Je suis furieuse, mais vraiment furieuse. Nos équipes à l’ambassade ont bien sûr lu ce rapport dans son intégralité. Il apparaît clairement qu’Amnesty ne croit pas que nous ayons le droit de former un Etat-nation du peuple juif. Tant qu’il y aura un Etat-nation du peuple juif, pour Amnesty, il s’agira d’un apartheid. Mais c’est notre raison d’être depuis 1948 : former un Etat juif, pour tous les juifs dans le monde. Pour que la Shoah ne se reproduise jamais.
Il y a eu beaucoup de réactions en Israël pour condamner ce terme d’apartheid…
Le premier à le condamner a été Mansour Abbas, le chef d’un parti arabe : Israël n’est pas parfait, mais il n’y existe pas d’apartheid. De quel droit Amnesty peut dire que nous menons une politique d’apartheid ? Nous vivons à côté de l’Iran, de la Syrie… De toute la région, ils choisissent Israël, dont la très puissante Cour suprême fera en sorte qu’il n’y ait jamais d’apartheid. C’est elle qui a décidé de la liberté totale de mouvement des Arabes en Israël. C’est elle qui protège la démocratie.
La loi interdit les discriminations entre les différentes communautés d’Israël, mais cela ne signifie pas qu’elle n’existe pas…

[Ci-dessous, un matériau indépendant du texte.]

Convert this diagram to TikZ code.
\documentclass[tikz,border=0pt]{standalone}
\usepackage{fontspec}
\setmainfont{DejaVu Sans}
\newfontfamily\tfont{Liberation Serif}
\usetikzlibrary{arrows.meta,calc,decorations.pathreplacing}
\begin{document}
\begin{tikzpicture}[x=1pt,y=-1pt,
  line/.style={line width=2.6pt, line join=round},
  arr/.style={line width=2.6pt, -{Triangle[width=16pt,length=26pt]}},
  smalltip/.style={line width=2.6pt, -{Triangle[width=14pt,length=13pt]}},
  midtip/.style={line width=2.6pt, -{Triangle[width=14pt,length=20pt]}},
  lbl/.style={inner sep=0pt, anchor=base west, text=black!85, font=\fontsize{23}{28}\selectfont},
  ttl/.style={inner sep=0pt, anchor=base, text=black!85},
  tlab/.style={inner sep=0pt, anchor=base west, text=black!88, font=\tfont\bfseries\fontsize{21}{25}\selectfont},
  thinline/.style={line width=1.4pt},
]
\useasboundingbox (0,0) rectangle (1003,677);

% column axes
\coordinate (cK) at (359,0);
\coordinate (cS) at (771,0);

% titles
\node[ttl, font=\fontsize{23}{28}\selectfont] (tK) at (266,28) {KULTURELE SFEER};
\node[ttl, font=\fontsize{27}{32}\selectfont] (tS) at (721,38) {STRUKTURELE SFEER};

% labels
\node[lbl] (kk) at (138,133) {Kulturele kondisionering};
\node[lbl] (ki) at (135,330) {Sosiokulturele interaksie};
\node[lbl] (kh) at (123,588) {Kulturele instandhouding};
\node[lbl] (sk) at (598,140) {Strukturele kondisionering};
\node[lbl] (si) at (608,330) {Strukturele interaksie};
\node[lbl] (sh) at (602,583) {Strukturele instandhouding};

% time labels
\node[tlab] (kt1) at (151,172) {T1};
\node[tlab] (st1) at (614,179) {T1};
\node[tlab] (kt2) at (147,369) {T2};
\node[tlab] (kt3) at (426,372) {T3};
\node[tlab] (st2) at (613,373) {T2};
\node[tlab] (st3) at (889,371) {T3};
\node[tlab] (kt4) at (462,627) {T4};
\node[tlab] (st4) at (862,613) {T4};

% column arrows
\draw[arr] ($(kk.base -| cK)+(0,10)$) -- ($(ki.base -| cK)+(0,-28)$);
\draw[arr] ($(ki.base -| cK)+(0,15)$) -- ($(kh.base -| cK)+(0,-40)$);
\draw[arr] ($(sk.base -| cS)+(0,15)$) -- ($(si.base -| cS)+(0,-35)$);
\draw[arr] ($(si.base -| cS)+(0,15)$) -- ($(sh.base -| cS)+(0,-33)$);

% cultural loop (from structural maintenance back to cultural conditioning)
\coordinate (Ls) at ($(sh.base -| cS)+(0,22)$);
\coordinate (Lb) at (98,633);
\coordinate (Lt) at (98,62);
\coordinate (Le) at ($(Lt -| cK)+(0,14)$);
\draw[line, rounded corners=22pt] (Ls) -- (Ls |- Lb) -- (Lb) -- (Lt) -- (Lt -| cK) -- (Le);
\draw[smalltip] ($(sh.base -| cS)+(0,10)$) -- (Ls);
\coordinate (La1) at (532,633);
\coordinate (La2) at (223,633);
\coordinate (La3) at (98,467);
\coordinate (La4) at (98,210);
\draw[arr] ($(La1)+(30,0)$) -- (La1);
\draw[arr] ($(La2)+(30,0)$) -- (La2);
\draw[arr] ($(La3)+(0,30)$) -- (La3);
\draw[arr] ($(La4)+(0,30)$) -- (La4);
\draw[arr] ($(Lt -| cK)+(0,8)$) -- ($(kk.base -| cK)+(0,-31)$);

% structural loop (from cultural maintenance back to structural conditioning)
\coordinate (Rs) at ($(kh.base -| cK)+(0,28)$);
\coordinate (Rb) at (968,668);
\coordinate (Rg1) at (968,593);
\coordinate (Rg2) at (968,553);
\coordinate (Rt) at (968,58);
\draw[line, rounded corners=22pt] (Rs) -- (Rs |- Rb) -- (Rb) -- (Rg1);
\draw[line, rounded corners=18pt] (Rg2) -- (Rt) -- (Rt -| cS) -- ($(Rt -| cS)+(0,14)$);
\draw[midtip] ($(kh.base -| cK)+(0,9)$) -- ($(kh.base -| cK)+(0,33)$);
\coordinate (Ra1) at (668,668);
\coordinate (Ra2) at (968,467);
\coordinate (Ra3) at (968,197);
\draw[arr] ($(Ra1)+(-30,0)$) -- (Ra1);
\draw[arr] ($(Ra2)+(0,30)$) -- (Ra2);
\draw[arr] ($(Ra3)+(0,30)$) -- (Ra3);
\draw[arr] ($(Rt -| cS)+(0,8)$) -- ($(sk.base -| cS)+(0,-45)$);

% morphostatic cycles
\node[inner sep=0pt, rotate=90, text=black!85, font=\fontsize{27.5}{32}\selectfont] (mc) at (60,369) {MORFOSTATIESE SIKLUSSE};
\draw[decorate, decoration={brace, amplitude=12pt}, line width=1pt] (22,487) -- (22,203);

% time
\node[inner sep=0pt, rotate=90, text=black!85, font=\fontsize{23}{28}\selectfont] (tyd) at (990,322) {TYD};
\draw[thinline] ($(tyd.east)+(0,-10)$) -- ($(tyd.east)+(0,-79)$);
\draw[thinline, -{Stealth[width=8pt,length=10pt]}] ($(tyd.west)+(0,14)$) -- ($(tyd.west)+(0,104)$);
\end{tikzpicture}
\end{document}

La loi est très claire. Il peut arriver que certains n’aiment pas leurs voisins, qu’ils soient juifs ou arabes. Mais la loi interdit toute discrimination entre juifs et arabes, entre femmes et hommes… Même s’il y a des lois, les gens pensent ce qu’ils pensent.
La communauté LGBT est celle qui subit les discriminations : les homosexuels ne peuvent pas se marier, adopter des enfants ou avoir recours à une mère porteuse. Des projets de loi sont en cours et aboutiront dans les années qui viennent.
Une solution à deux Etats, israélien et palestinien, est-elle toujours envisageable ?
Moi, je crois à cette solution : deux Etats pour deux nations. Yaïr Lapid y croit aussi. Mais il y a un gouvernement de coalition qui relève du miracle, qui est fragile et qu’il faut garder, car l’alternative est très dangereuse. Pour l’instant, la solution de deux pays pour deux nations ne peut pas être discutée, par manque d’accord au sein du gouvernement, tout comme le sujet des constructions en Cisjordanie.
Mais si je vous donne maintenant un accord de paix et que vous l’amenez à Gaza ou en Cisjordanie, pensez-vous que quelqu’un là-bas le signera ? Non, personne. L’Autorité palestinienne a peur de signer la paix avec nous. Cela a toujours été comme ça.
Est-ce que le temps ne joue pas contre une solution à deux Etats ?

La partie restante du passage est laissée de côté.